The contentious payroll-tax-cut extension appears to be headed for passage after legislators reached a compromise in Conference Committee negotiations. It appears that Congress can indeed work together and reach consensus.
In Conference Committee, leaders from the House of Representatives and the Senate negotiate differences in the versions of a proposed law passed in each chamber of Congress. Sometimes this negotiation is just a formality, the resolution of technical issues. Or, it's extremely contentious, as was the case with this piece of legislation.
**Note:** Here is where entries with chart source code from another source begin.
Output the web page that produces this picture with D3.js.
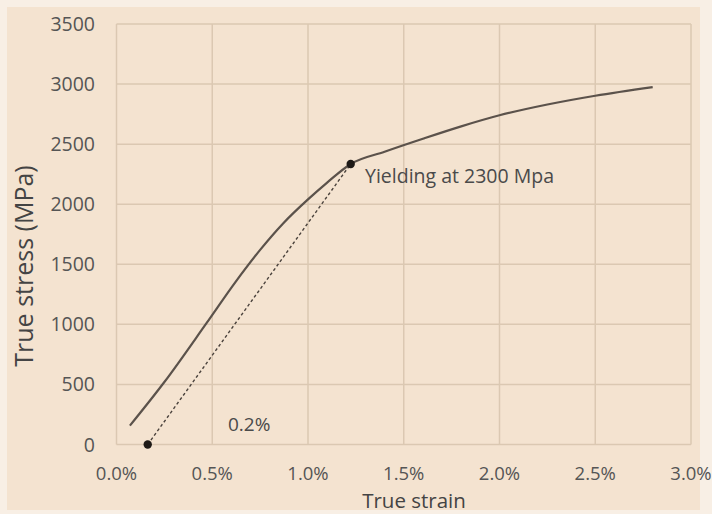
<html>
<head>
<script src="https://d3js.org/d3.v7.min.js"></script>
<style>
  body { margin: 0; background: #f8efe5; }
  svg { display: block; font-family: "Open Sans", sans-serif; }
</style>
</head>
<body>
<svg id="chart" width="712" height="514"></svg>
<script>
// data (strain in %, stress in MPa)
const strain = [0.07, 0.25, 0.47, 0.62, 0.75, 0.87, 1.00, 1.10, 1.223, 1.4, 1.6, 1.8, 2.0, 2.25, 2.5, 2.8];
const stress = [157, 520, 1010, 1350, 1620, 1840, 2040, 2180, 2335, 2437, 2545, 2648, 2740, 2830, 2903, 2975];
const offsetLine = [[0.163, 0], [1.223, 2335]];
const xTicks = [0, 0.5, 1.0, 1.5, 2.0, 2.5, 3.0];
const yTicks = [0, 500, 1000, 1500, 2000, 2500, 3000, 3500];

const svg = d3.select('#chart');

svg.append('rect')
   .attr('x', 7).attr('y', 7)
   .attr('width', 693).attr('height', 503)
   .attr('fill', '#f4e3d0');

const x = d3.scaleLinear().domain([0, 3]).range([116.5, 691]);
const y = d3.scaleLinear().domain([0, 3500]).range([444.5, 24]);

// grid
svg.append('g').selectAll('line')
   .data(yTicks).enter().append('line')
   .attr('x1', x(0)).attr('x2', x(3))
   .attr('y1', d => y(d)).attr('y2', d => y(d))
   .attr('stroke', '#dbc8b2').attr('stroke-width', 1.5);
svg.append('g').selectAll('line')
   .data(xTicks).enter().append('line')
   .attr('y1', y(0)).attr('y2', y(3500))
   .attr('x1', d => x(d)).attr('x2', d => x(d))
   .attr('stroke', '#dbc8b2').attr('stroke-width', 1.5);

// tick labels
svg.append('g').selectAll('text')
   .data(yTicks).enter().append('text')
   .attr('x', 95).attr('y', d => y(d))
   .attr('dy', '0.36em')
   .attr('text-anchor', 'end')
   .attr('font-size', 19.5)
   .attr('fill', '#555')
   .text(d => d);
svg.append('g').selectAll('text')
   .data(xTicks).enter().append('text')
   .attr('x', d => x(d)).attr('y', 479.5)
   .attr('text-anchor', 'middle')
   .attr('font-size', 18.5)
   .attr('fill', '#555')
   .text(d => d.toFixed(1) + '%');

// axis titles
svg.append('text')
   .attr('x', 414).attr('y', 507.5)
   .attr('text-anchor', 'middle')
   .attr('font-size', 20.5)
   .attr('fill', '#444')
   .text('True strain');
svg.append('text')
   .attr('transform', 'translate(33,266) rotate(-90)')
   .attr('text-anchor', 'middle')
   .attr('font-size', 25)
   .attr('fill', '#444')
   .text('True stress (MPa)');

// offset line
svg.append('path')
   .datum(offsetLine)
   .attr('d', d3.line().x(d => x(d[0])).y(d => y(d[1])))
   .attr('fill', 'none')
   .attr('stroke', '#4a423c')
   .attr('stroke-width', 1.4)
   .attr('stroke-dasharray', '3,2.5');

// stress-strain curve
const pts = strain.map((s, i) => [s, stress[i]]);
svg.append('path')
   .datum(pts)
   .attr('d', d3.line().x(d => x(d[0])).y(d => y(d[1])).curve(d3.curveMonotoneX))
   .attr('fill', 'none')
   .attr('stroke', '#5b524b')
   .attr('stroke-width', 2.2);

// points
svg.append('g').selectAll('circle')
   .data(offsetLine).enter().append('circle')
   .attr('cx', d => x(d[0])).attr('cy', d => y(d[1]))
   .attr('r', 4.2)
   .attr('fill', '#1e1a17');

// annotations
svg.append('text')
   .attr('x', 365).attr('y', 182.5)
   .attr('font-size', 19.5)
   .attr('fill', '#4a4a4a')
   .text('Yielding at 2300 Mpa');
svg.append('text')
   .attr('x', 228).attr('y', 430.5)
   .attr('font-size', 19)
   .attr('fill', '#4a4a4a')
   .text('0.2%');
</script>
</body>
</html>
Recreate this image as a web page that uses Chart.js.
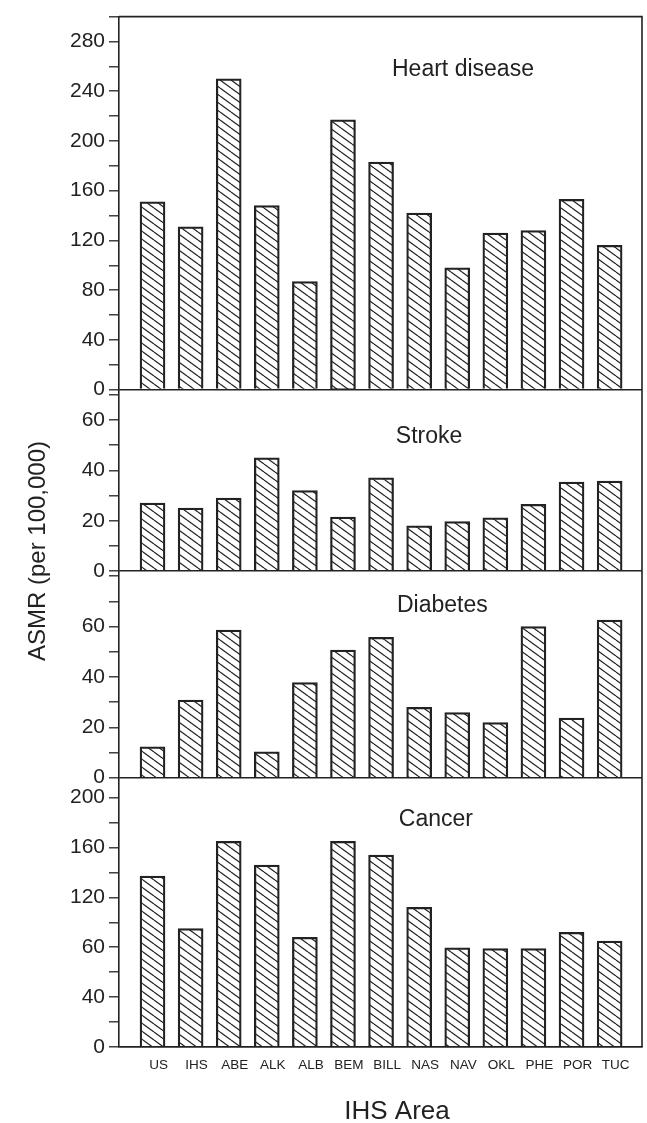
<!DOCTYPE html>
<html>
<head>
<meta charset="utf-8">
<script src="https://cdn.jsdelivr.net/npm/chart.js@4.4.1/dist/chart.umd.min.js"></script>
<style>
    html, body { margin: 0; padding: 0; background: #fff; }
</style>
</head>
<body>
<canvas id="asmrChart" width="647" height="1123"></canvas>
<script>
// Áreas del IHS (eje x)
const areas = ['US', 'IHS', 'ABE', 'ALK', 'ALB', 'BEM', 'BILL', 'NAS', 'NAV', 'OKL', 'PHE', 'POR', 'TUC'];

// ASMR por 100,000
const heartDisease = [151, 131, 250, 148, 87, 217, 183, 142, 98, 126, 128, 153, 116];
const stroke = [27, 25, 29, 45, 32, 21.5, 37, 18, 19.7, 21.2, 26.5, 35.3, 35.7];
const diabetes = [12.3, 30.8, 58.6, 10.3, 37.8, 50.7, 55.7, 27.9, 25.9, 21.9, 60, 23.7, 62.6];
const cancer = [137, 95, 165, 146, 88, 165, 154, 112, 79.5, 79, 79, 92, 85];

// Etiquetas de los ejes tal como aparecen impresas
const heartTicks = ['0', '40', '80', '120', '160', '200', '240', '280'];
const strokeTicks = ['0', '20', '40', '60'];
const diabetesTicks = ['0', '20', '40', '60'];
const cancerTicks = ['0', '40', '60', '120', '160', '200'];

const INK = '#222';
const SANS = "'Liberation Sans', Arial, Helvetica, sans-serif";

// Relleno rayado de las barras
function hatchPattern() {
    const c = document.createElement('canvas');
    const w = 11, h = 8;
    c.width = w;
    c.height = h;
    const g = c.getContext('2d');
    g.strokeStyle = INK;
    g.lineWidth = 1.2;
    [-h, 0, h].forEach(dy => {
        g.beginPath();
        g.moveTo(0, dy);
        g.lineTo(w, dy + h);
        g.stroke();
    });
    return g.createPattern(c, 'repeat');
}
const hatch = hatchPattern();

function barSet(values, axis) {
    return {
        data: values.map((v, i) => ({ x: i, y: v })),
        yAxisID: axis,
        grouped: false,
        backgroundColor: hatch,
        borderColor: INK,
        borderWidth: 1.6,
        barThickness: 25
    };
}

function panelAxis(max, step, every, labels, weight) {
    return {
        type: 'linear',
        position: 'left',
        stack: 'asmr',
        stackWeight: weight,
        min: 0,
        max: max,
        afterFit: scale => { scale.width = 119; },
        border: { display: true, color: INK, width: 1.6 },
        grid: {
            drawOnChartArea: true,
            color: c => (c.tick && c.tick.value === 0) ? INK : 'rgba(0,0,0,0)',
            lineWidth: 1.6,
            tickColor: INK,
            tickLength: 10,
            tickWidth: 1.3
        },
        ticks: {
            stepSize: step,
            maxTicksLimit: 100,
            autoSkip: false,
            includeBounds: false,
            padding: 4,
            color: INK,
            font: { family: SANS, size: 21 },
            callback: v => (v % every === 0 && labels[v / every] !== undefined) ? labels[v / every] : ''
        }
    };
}

// Títulos de cada panel (posición en unidades de los ejes)
const panelTitles = [
    { text: 'Heart disease', axis: 'yHeart', x: 8.15, y: 252 },
    { text: 'Stroke', axis: 'yStroke', x: 7.26, y: 51 },
    { text: 'Diabetes', axis: 'yDiabetes', x: 7.61, y: 65.6 },
    { text: 'Cancer', axis: 'yCancer', x: 7.44, y: 177.6 }
];

const textPlugin = {
    id: 'textPlugin',
    afterDraw(chart) {
        const { ctx, chartArea: a } = chart;
        const xs = chart.scales.x;
        ctx.save();
        ctx.fillStyle = INK;
        ctx.strokeStyle = INK;
        // marco superior y derecho
        ctx.lineWidth = 1.6;
        ctx.beginPath();
        ctx.moveTo(a.left, a.top);
        ctx.lineTo(a.right, a.top);
        ctx.lineTo(a.right, a.bottom);
        ctx.stroke();

        ctx.font = '23px ' + SANS;
        ctx.textAlign = 'center';
        ctx.textBaseline = 'alphabetic';
        panelTitles.forEach(t => {
            ctx.fillText(t.text, xs.getPixelForValue(t.x), chart.scales[t.axis].getPixelForValue(t.y));
        });

        // títulos de los ejes
        ctx.font = '26px ' + SANS;
        ctx.fillText('IHS Area', 397, 1119);
        ctx.translate(45, 551);
        ctx.rotate(-Math.PI / 2);
        ctx.font = '24px ' + SANS;
        ctx.fillText('ASMR (per 100,000)', 0, 0);
        ctx.restore();
    }
};

const ctx = document.getElementById('asmrChart').getContext('2d');
new Chart(ctx, {
    type: 'bar',
    data: {
        datasets: [
            barSet(heartDisease, 'yHeart'),
            barSet(stroke, 'yStroke'),
            barSet(diabetes, 'yDiabetes'),
            barSet(cancer, 'yCancer')
        ]
    },
    options: {
        responsive: false,
        animation: false,
        layout: { padding: { top: 14, right: 5, left: 0, bottom: 0 } },
        plugins: { legend: { display: false }, tooltip: { enabled: false } },
        scales: {
            x: {
                type: 'linear',
                offset: false,
                min: -0.88,
                max: 12.85,
                afterFit: scale => { scale.height = 76; },
                border: { display: true, color: INK, width: 1.6 },
                grid: { display: false, drawTicks: false, offset: false },
                ticks: {
                    stepSize: 1,
                    maxTicksLimit: 100,
                    autoSkip: false,
                    includeBounds: false,
                    maxRotation: 0,
                    padding: 10,
                    labelOffset: 6,
                    color: INK,
                    font: { family: SANS, size: 13.5 },
                    callback: v => Number.isInteger(v) && areas[v] !== undefined ? areas[v] : ''
                }
            },
            yCancer: panelAxis(216, 20, 40, cancerTicks, 270),
            yDiabetes: panelAxis(82, 10, 20, diabetesTicks, 207),
            yStroke: panelAxis(72, 10, 20, strokeTicks, 182),
            yHeart: panelAxis(300, 20, 40, heartTicks, 374)
        }
    },
    plugins: [textPlugin]
});
</script>
</body>
</html>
What was all of the fighting over?
The main disagreement was the insistence by some members of the House that the payroll tax cut be financed with spending cuts elsewhere. To any business owner this would appear to be a sound idea—don’t spend money unless you have a source of funds.
But the inability to agree to this provision held up the passage of the overall bill.
The delay was an opportunity for political posturing. Democrats accused Republicans of being against a “middle class tax cut.” Republicans accused Democrats of being “financially irresponsible.”
The House member who wanted offsetting spending cuts eventually caved. That eliminated the need to find $100 billion in cuts elsewhere and the Conference Committee managed to agree.
Before they reached this deal, the employee portion of the social security tax contribution would have returned to 6.2 percent of wages, up to the annual wage limit ($110,100 for 2012). This compromise maintains the employee portion at a reduced rate of 4.2 percent but does not impact the employer contribution, which remains at 6.2 percent.
The Medicare tax—the other payroll tax—remains unchanged at 1.45 percent of wages with no wage limit.
Is it worth it?
Any tax cut is welcome news. But the impact that this will have on the overall economy could be rather small. For someone earning $100,000 in wages, the tax cut provides an extra $42 per week. Given current trends in consumer financial behavior, it's likely that this additional money will go toward paying down existing debt rather than spending.
As a result, the economic stimulus from this tax cut won’t necessarily lead to the purchase of new washing machines, cars, furniture or vacations.
Will small businesses lose more than they gain?
As part of the compromise, there are some losers. At the end of 2011, 77 tax deductions and credits expired. A provision to extend many of these expiring tax credits was removed from the proposed legislation. Here are a few of the lost tax credits that impact small businesses.
- Research and development
- Out-of-pocket expenses (for some sectors)
- Purchase of energy-efficient appliances
- Purchase of business equipment
The agreed-to legislation isn’t out of the woods yet. Legislators must draft the text of the compromise agreement and get the President’s signature, which makes it law. The goal is to make this happen within a few days, but given the limited time until the Congressional recess, it’s more likely it will happen after it's back in session.